Saint-John Perse vem então chamar-nos, por outras palavras, a cette terre jaune, notre délice, no regresso à pátria, ou seja às moradas. E o filme adquire então a sua dimensão plenamente cósmica, em que esta terra e esta beleza são apenas um lugar entre mil milhões, mil milhões, mil milhões.


Regressa o anjo, regressa o imaginário telúrico, enquanto explode o cogumelo atômico e a paisagem parece liquefazer-se, tão carnal e tão abstrata como nas Nymphéas de Monet. O amarelo dá lugar ao rosa e o eu e o tu dissolvem-se na “mesma pessoa... a mesma imagem, talvez...”.


Do “crepúsculo inicial da história” regressamos à “aurora final”, fechando-se o círculo que é a mais contrastante das metáforas utilizadas no filme. Do fundo dele, brota a água de diversas cores que une as nascentes terríveis às nascentes de harmonia, os crepúsculos sangrentos aos crepúsculos pacificados.


Rosa de Areia é uma figura perfeita, carregando o simbolismo mágico de todas as formas perfeitas. Em cinema, é a mais bela versão do texto hindu do Matsya Purana que Malraux evocou na introdução a La Metamorphose des Dieux. “« O regresso ao real » pertence sempre a um ciclo de aparências em que o afloramento do sagrado incomunicável só pode prolongar a inundação”.

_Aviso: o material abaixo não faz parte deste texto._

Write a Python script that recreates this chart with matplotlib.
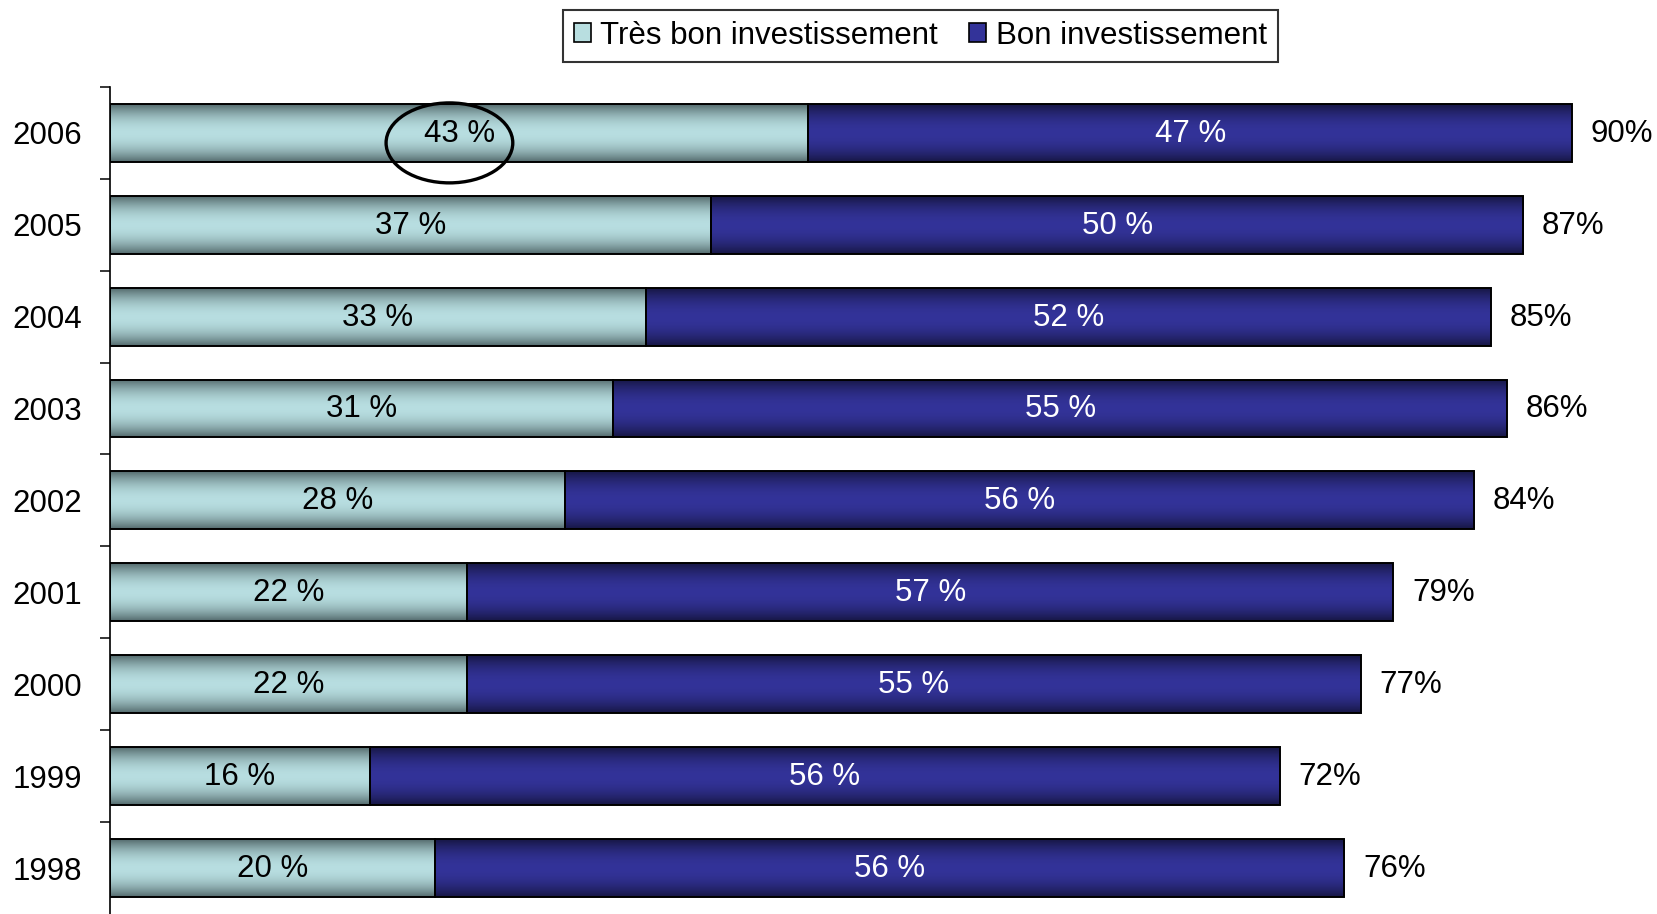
import numpy as np
import matplotlib
matplotlib.use("Agg")
import matplotlib.pyplot as plt
from matplotlib.patches import Ellipse, Patch

plt.rcParams['font.family'] = ['Liberation Sans', 'DejaVu Sans']

years = ["1998", "1999", "2000", "2001", "2002", "2003", "2004", "2005", "2006"]
tres_bon = [20, 16, 22, 22, 28, 31, 33, 37, 43]
bon = [56, 56, 55, 57, 56, 55, 52, 50, 47]
totals = [76, 72, 77, 79, 84, 86, 85, 87, 90]
series_names = ["Très bon investissement", "Bon investissement"]

light = np.array([0.72, 0.87, 0.88])
light_edge = np.array([0.33, 0.42, 0.43])
dark = np.array([0.20, 0.20, 0.60])
dark_edge = np.array([0.09, 0.09, 0.27])

FS = 22.5

fig = plt.figure(figsize=(16.58, 9.14), dpi=100)
ax = fig.add_axes([0.0663, 0.0, 0.9337, 0.905])

y = np.arange(len(years))
h = 0.63
bars1 = ax.barh(y, tres_bon, height=h, facecolor='none', edgecolor='black', linewidth=1.4, zorder=3)
bars2 = ax.barh(y, bon, left=tres_bon, height=h, facecolor='none', edgecolor='black', linewidth=1.4, zorder=3)


def gradient_img(center, edge):
    t = np.linspace(-1, 1, 64)
    f = np.abs(t) ** 2.0
    col = center[None, :] * (1 - f[:, None]) + edge[None, :] * f[:, None]
    return col[:, None, :]


img_l = gradient_img(light, light_edge)
img_d = gradient_img(dark, dark_edge)
for bars, img in ((bars1, img_l), (bars2, img_d)):
    for b in bars:
        x0, y0 = b.get_x(), b.get_y()
        w, hh = b.get_width(), b.get_height()
        im = ax.imshow(img, extent=[x0, x0 + w, y0, y0 + hh], aspect='auto',
                       interpolation='bilinear', zorder=2, origin='lower')
        im.set_clip_path(b)

for i in range(len(years)):
    ax.text(tres_bon[i] / 2, y[i] - 0.01, f"{tres_bon[i]} %", ha='center', va='center',
            fontsize=FS, color='black', zorder=4)
    ax.text(tres_bon[i] + bon[i] / 2, y[i] - 0.01, f"{bon[i]} %", ha='center', va='center',
            fontsize=FS, color='white', zorder=4)
    ax.text(tres_bon[i] + bon[i] + 1.15, y[i] - 0.01, f"{totals[i]}%", ha='left', va='center',
            fontsize=FS, color='black', zorder=4, clip_on=False)

# highlight ellipse around 2006 "Très bon" value
ax.add_patch(Ellipse((20.9, len(years) - 1 - 0.11), 7.8, 0.87, fill=False,
                     edgecolor='black', linewidth=2.4, zorder=5, clip_on=False))

ax.set_xlim(0, 95.3)
ax.set_ylim(-0.5, len(years) - 0.5)
ax.set_yticks(y)
ax.set_yticklabels(years, fontsize=FS)
ax.set_yticks(np.arange(len(years)) + 0.5, minor=True)
ax.tick_params(axis='y', which='major', length=0, pad=20)
ax.tick_params(axis='y', which='minor', length=7.5, width=1.1)
ax.set_xticks([])
for s in ['top', 'right', 'bottom']:
    ax.spines[s].set_visible(False)
ax.spines['left'].set_linewidth(1.2)

handles = [Patch(facecolor=light, edgecolor='black', linewidth=1.2),
           Patch(facecolor=dark, edgecolor='black', linewidth=1.2)]
leg = fig.legend(handles, series_names, loc='center', bbox_to_anchor=(0.555, 0.961), ncol=2,
                 fontsize=FS, frameon=True, fancybox=False, edgecolor='black',
                 handlelength=0.55, handleheight=0.55, handletextpad=0.3, columnspacing=1.0,
                 borderpad=0.35, borderaxespad=0)
leg.get_frame().set_linewidth(1.5)

fig.savefig("out.png", dpi=100)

António Reis e Margarida Cordeiro ousaram segredá-lo no filme em que o cinema revela o que separa a visão da aparência da própria aparição. Dela, teceram os mais inextricáveis fios, sabendo que a tapeçaria ficará, como a de Penélope, para sempre inacabada, porque nela, simultaneamente “se desenham e apagam todas as formas”.